The game uses this opportunity to explore the mechanics and politics of Mordor. As well as mining, Gollum works in the Orc breeding pits, showing us how Sauron’s armies are farmed like belligerent sea-monkeys. Gollum gets to feed piranha-like larval Orcs a slurry of magically fortified gore until they grow into the pallid humanoids we know and love to stab. Also getting some love are the rival factions of humans in Sauron’s employ, with The Candle Man—a scheming sorcerer that uses Gollum as an informant and toady—stealing the show.

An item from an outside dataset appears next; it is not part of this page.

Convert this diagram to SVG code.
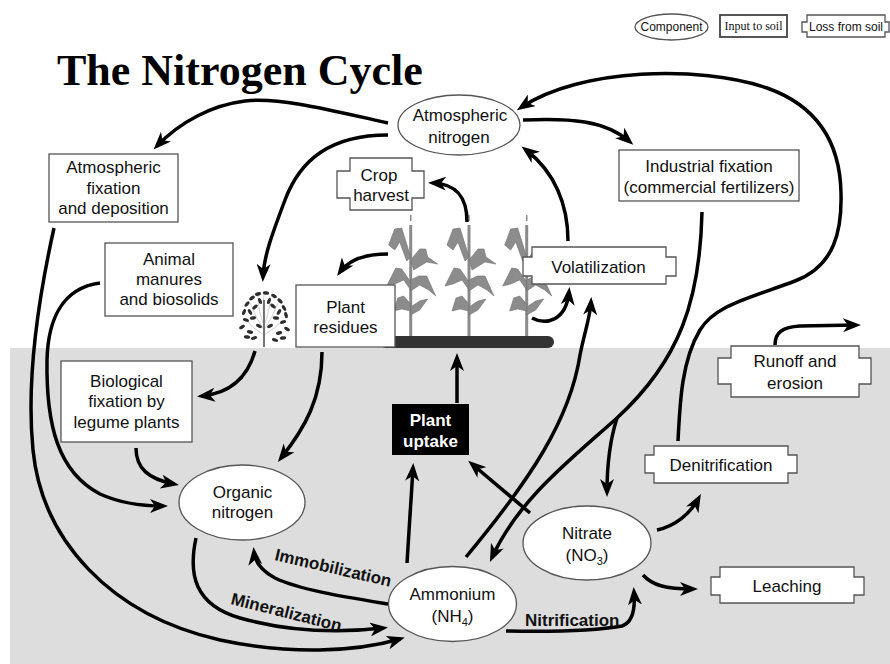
<svg xmlns="http://www.w3.org/2000/svg" width="890" height="664" viewBox="0 0 890 664">
<style>
.box{fill:#fff;stroke:#555;stroke-width:1.3}
.ell{fill:#fff;stroke:#555;stroke-width:1.3}
.t{font-family:"Liberation Sans",Arial,sans-serif;font-size:17px;fill:#111;text-anchor:middle}
.lbl{font-family:"Liberation Sans",Arial,sans-serif;font-size:17px;font-weight:bold;fill:#111}
.c{fill:none;stroke:#000;stroke-width:3.5;marker-end:url(#ah)}
.leaf{fill:#8c8c8c;stroke:#707070;stroke-width:0.6}
.sl{fill:#2e2e2e}
</style>
<defs>
<marker id="ah" markerUnits="userSpaceOnUse" markerWidth="18" markerHeight="14" viewBox="0 0 18 14" refX="13" refY="7" orient="auto">
<path d="M0,0 L18,7 L0,14 L5,7 Z" fill="#000"/>
</marker>
<g id="corn">
<line x1="0" y1="-112" x2="0" y2="0" stroke="#8a8a8a" stroke-width="3"/>
<line x1="0" y1="-122" x2="0" y2="-116" stroke="#8a8a8a" stroke-width="1.5"/>
<polygon class="leaf" points="0,-80 -9,-109 -16,-108 -22,-92 -16,-87 -11,-95 -4,-76"/>
<polygon class="leaf" points="0,-77 9,-88 15,-88 17,-80 27,-73 16,-75 3,-67"/>
<polygon class="leaf" points="0,-55 -9,-68 -15,-69 -24,-51 -16,-53 -7,-57 0,-47"/>
<polygon class="leaf" points="0,-57 8,-61 16,-61 25,-41 18,-47 9,-52 0,-46"/>
<polygon class="leaf" points="0,-33 -7,-41 -13,-39 -17,-26 -9,-28 0,-26"/>
<polygon class="leaf" points="0,-30 9,-36 17,-38 9,-27 0,-22"/>
</g>
<ellipse id="sleaf" cx="0" cy="0" rx="3.2" ry="1.7"/>
</defs>

<rect x="10" y="348" width="880" height="316" fill="#dddddd"/>

<text x="57" y="85" font-family="'Liberation Serif','Times New Roman',serif" font-size="44" font-weight="bold" fill="#000">The Nitrogen Cycle</text>

<g id="legend">
<ellipse class="ell" cx="671.5" cy="27" rx="36.5" ry="13"/>
<text x="671.5" y="31" font-family="'Liberation Sans',Arial,sans-serif" font-size="12" text-anchor="middle" fill="#111">Component</text>
<rect x="720" y="15" width="67" height="22" fill="#fff" stroke="#444" stroke-width="1.8"/>
<text x="753.5" y="30" font-family="'Liberation Serif','Times New Roman',serif" font-size="12" text-anchor="middle" fill="#111">Input to soil</text>
<path class="box" d="M807,15 H885 V22 H889 V32 H885 V37 H807 V32 H802 V22 H807 Z"/>
<text x="846" y="30.5" font-family="'Liberation Sans',Arial,sans-serif" font-size="12" text-anchor="middle" fill="#111">Loss from soil</text>
</g>

<g id="shrub">
<g stroke="#c4c4c4" stroke-width="0.8" fill="none">
<path d="M264,330 Q256,318 250,303"/><path d="M264,330 Q272,318 278,303"/>
<path d="M264,325 Q258,312 258,296"/><path d="M264,325 Q270,312 270,296"/>
<path d="M264,335 Q252,328 246,320"/><path d="M264,335 Q276,328 283,320"/>
<path d="M264,320 Q262,308 264,294"/>
</g>
<line x1="264" y1="300" x2="264" y2="347" stroke="#555" stroke-width="1.6"/>
<g class="sl">
<use href="#sleaf" transform="translate(252,298) rotate(-35)"/>
<use href="#sleaf" transform="translate(258,294) rotate(-15)"/>
<use href="#sleaf" transform="translate(266,293) rotate(10)"/>
<use href="#sleaf" transform="translate(274,296) rotate(30)"/>
<use href="#sleaf" transform="translate(280,301) rotate(45)"/>
<use href="#sleaf" transform="translate(247,304) rotate(-50)"/>
<use href="#sleaf" transform="translate(284,308) rotate(60)"/>
<use href="#sleaf" transform="translate(244,312) rotate(-70)"/>
<use href="#sleaf" transform="translate(286,315) rotate(75)"/>
<use href="#sleaf" transform="translate(246,320) rotate(20)"/>
<use href="#sleaf" transform="translate(283,322) rotate(-20)"/>
<use href="#sleaf" transform="translate(242,327) rotate(-30)"/>
<use href="#sleaf" transform="translate(287,329) rotate(30)"/>
<use href="#sleaf" transform="translate(250,332) rotate(15)"/>
<use href="#sleaf" transform="translate(279,333) rotate(-15)"/>
<use href="#sleaf" transform="translate(255,307) rotate(-40)"/>
<use href="#sleaf" transform="translate(273,306) rotate(40)"/>
<use href="#sleaf" transform="translate(253,318) rotate(-10)"/>
<use href="#sleaf" transform="translate(276,318) rotate(10)"/>
<use href="#sleaf" transform="translate(259,326) rotate(25)"/>
<use href="#sleaf" transform="translate(270,326) rotate(-25)"/>
<use href="#sleaf" transform="translate(247,337) rotate(10)"/>
<use href="#sleaf" transform="translate(283,338) rotate(-10)"/>
<use href="#sleaf" transform="translate(250,312) rotate(60)"/>
<use href="#sleaf" transform="translate(279,312) rotate(-60)"/>
<use href="#sleaf" transform="translate(260,301) rotate(70)"/>
<use href="#sleaf" transform="translate(269,301) rotate(-70)"/>
<use href="#sleaf" transform="translate(254,338) rotate(-20)"/>
<use href="#sleaf" transform="translate(275,340) rotate(20)"/>
</g>
</g>

<g id="plants">
<use href="#corn" x="410.7" y="337"/>
<use href="#corn" x="469" y="337"/>
<use href="#corn" x="526.7" y="337"/>
<rect x="380" y="336" width="174" height="12" rx="6" fill="#333"/>
</g>

<g id="connectors">
<path class="c" d="M388,123 C330,110 280,97 245,101 C212,105 180,122 157,146"/>
<path class="c" d="M388,135 C330,135 300,160 285,200 C273,232 264,255 263,277"/>
<path class="c" d="M54,228 C38,300 26,380 33,450 C42,540 110,615 220,640 C290,655 355,652 400,639"/>
<path class="c" d="M100,283 C62,288 48,320 47,360 C46,425 58,472 100,494 C122,504 145,506 163,506"/>
<path class="c" d="M136,448 C136,468 148,479 174,484"/>
<path class="c" d="M255,351 C248,376 232,393 202,396"/>
<path class="c" d="M322,352 C322,398 305,428 281,458"/>
<path class="c" d="M196,538 C188,575 195,605 240,618 C290,632 340,633 383,628"/>
<path class="c" d="M388,604 C345,597 300,590 275,578 C262,571 255,562 254,552"/>
<path class="c" d="M407,563 L413,468"/>
<path class="c" d="M457,403 L457,358"/>
<path class="c" d="M530,513 L472,464"/>
<path class="c" d="M466,557 C530,480 570,420 580,355 C585,330 590,318 591,302"/>
<path class="c" d="M532,318 C545,325 566,322 569,292"/>
<path class="c" d="M568,241 C568,205 555,172 525.5,149.5"/>
<path class="c" d="M467,222 C467,196 456,184 433,183"/>
<path class="c" d="M388,254 C370,254 350,258 340,272"/>
<path class="c" d="M523,120 C570,118 605,120 629.5,141.5"/>
<path class="c" d="M702,212 C700,300 680,360 617,418 C570,460 518,500 492,557.5"/>
<path class="c" d="M617,418 C610,440 607,465 607,492"/>
<path class="c" d="M678,441 C680,400 682,360 700,330 C715,305 750,298 795,281 C835,266 842,230 841,193 C840,140 815,105 767,88 C700,65 580,68 521,107.5"/>
<path class="c" d="M775,345 C775,332 783,327 800,326 L856,325"/>
<path class="c" d="M657,530 C675,526 690,514 698.5,498.5"/>
<path class="c" d="M643,575 C652,585 665,589 693,589"/>
<path class="c" d="M506,631 C560,632 600,630 622,626 C634,622 635,605 634,592"/>
</g>

<g id="labels">
<text class="lbl" transform="translate(274,560) rotate(13)">Immobilization</text>
<text class="lbl" transform="translate(230,604) rotate(14)">Mineralization</text>
<text class="lbl" x="525" y="626">Nitrification</text>
</g>

<g id="atmospheric-nitrogen">
<ellipse class="ell" cx="459" cy="125" rx="61" ry="30"/>
<text class="t" x="460" y="121">Atmospheric</text>
<text class="t" x="459" y="143">nitrogen</text>
</g>
<g id="atmospheric-fixation">
<rect class="box" x="49" y="154" width="129" height="68"/>
<text class="t" x="113.5" y="173">Atmospheric</text>
<text class="t" x="113.5" y="194">fixation</text>
<text class="t" x="113.5" y="214">and deposition</text>
</g>
<g id="industrial-fixation">
<rect class="box" x="619" y="150" width="180" height="51"/>
<text class="t" x="709" y="172">Industrial fixation</text>
<text class="t" x="709" y="193">(commercial fertilizers)</text>
</g>
<g id="crop-harvest">
<path class="box" d="M350,158 H412 V171 H424 V198 H412 V210 H350 V198 H337 V171 H350 Z"/>
<text class="t" x="379" y="181">Crop</text>
<text class="t" x="381" y="201">harvest</text>
</g>
<g id="animal-manures">
<rect class="box" x="105" y="243" width="128" height="73"/>
<text class="t" x="169" y="265">Animal</text>
<text class="t" x="169" y="285">manures</text>
<text class="t" x="169" y="305">and biosolids</text>
</g>
<g id="volatilization">
<path class="box" d="M532,247 H666 V257 H676 V276 H666 V284 H532 V276 H523 V257 H532 Z"/>
<text class="t" x="598.5" y="272.5">Volatilization</text>
</g>
<g id="plant-residues">
<rect class="box" x="296" y="285" width="99" height="62"/>
<text class="t" x="345.5" y="313">Plant</text>
<text class="t" x="345.5" y="333">residues</text>
</g>
<g id="runoff">
<path class="box" d="M731,346 H859 V358 H871 V384 H859 V397 H731 V384 H718 V358 H731 Z"/>
<text class="t" x="795" y="367">Runoff and</text>
<text class="t" x="795" y="389">erosion</text>
</g>
<g id="biological-fixation">
<rect class="box" x="61" y="361" width="131" height="81"/>
<text class="t" x="126.5" y="387">Biological</text>
<text class="t" x="126.5" y="407">fixation by</text>
<text class="t" x="126.5" y="428">legume plants</text>
</g>
<g id="plant-uptake">
<rect x="392" y="404" width="77" height="51" fill="#000"/>
<text class="t" x="430.5" y="426" style="fill:#fff;font-weight:bold">Plant</text>
<text class="t" x="430.5" y="447" style="fill:#fff;font-weight:bold">uptake</text>
</g>
<g id="denitrification">
<path class="box" d="M654,446 H788 V455 H797 V473 H788 V483 H654 V473 H645 V455 H654 Z"/>
<text class="t" x="721" y="470.5">Denitrification</text>
</g>
<g id="organic-nitrogen">
<ellipse class="ell" cx="242" cy="502.5" rx="63" ry="37.5"/>
<text class="t" x="242.5" y="498">Organic</text>
<text class="t" x="242.5" y="518">nitrogen</text>
</g>
<g id="nitrate">
<ellipse class="ell" cx="587" cy="543" rx="64" ry="37"/>
<text class="t" x="587" y="539">Nitrate</text>
<text class="t" x="587" y="561">(NO<tspan font-size="11" dy="4">3</tspan><tspan dy="-4">)</tspan></text>
</g>
<g id="leaching">
<path class="box" d="M720,567 H854 V577 H864 V595 H854 V603 H720 V595 H711 V577 H720 Z"/>
<text class="t" x="787" y="592">Leaching</text>
</g>
<g id="ammonium">
<ellipse class="ell" cx="452.5" cy="604" rx="64" ry="37.5"/>
<text class="t" x="452.5" y="600">Ammonium</text>
<text class="t" x="452.5" y="622">(NH<tspan font-size="11" dy="4">4</tspan><tspan dy="-4">)</tspan></text>
</g>
</svg>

The Orcs are visually distinct from other LOTR games. Less bulky, with vaguely insectoid, rounded metal armor with a patchwork of leather and chain holding it all together. Outside of Gollum’s design and character performance, the game isn’t particularly beholden to Peter Jackson’s movies. This is all the clearer in the latter half of the 10-12 hour campaign, which takes place in elven lands. Brighter and less murdery, but still tense, with a sense that either Gollum or the elves could snap at any moment. The Elves here are scruffy, lanky and condescending instead of willowy and ephemeral. An interestingly flawed portrayal, especially the sullen and sassy Elven teenagers Gollum is placed under the watch of.
These two story halves didn’t quite mesh in the middle as cleanly as I’d have liked, but both held my attention. Despite the foregone conclusion of the story (Gollum lives to cause Frodo endless grief), I invested in its personal stakes. Gollum is broken, equally wanting to help or backstab depending on which personality is in the driving seat. He struggles to make friends or trust, and his strange behavior leads characters to question him and deepen those gaps.
While wonky as a platformer or a stealth game, I’m happy to find such a strong story told here, distinct from Jackson and Bakshi’s visions of Middle-Earth. Much like its boggle-eyed protagonist, one half is pragmatic but prickly and sometimes cruel, the other starry-eyed and eager to please. The gestalt is, thankfully, more than the sum of its parts.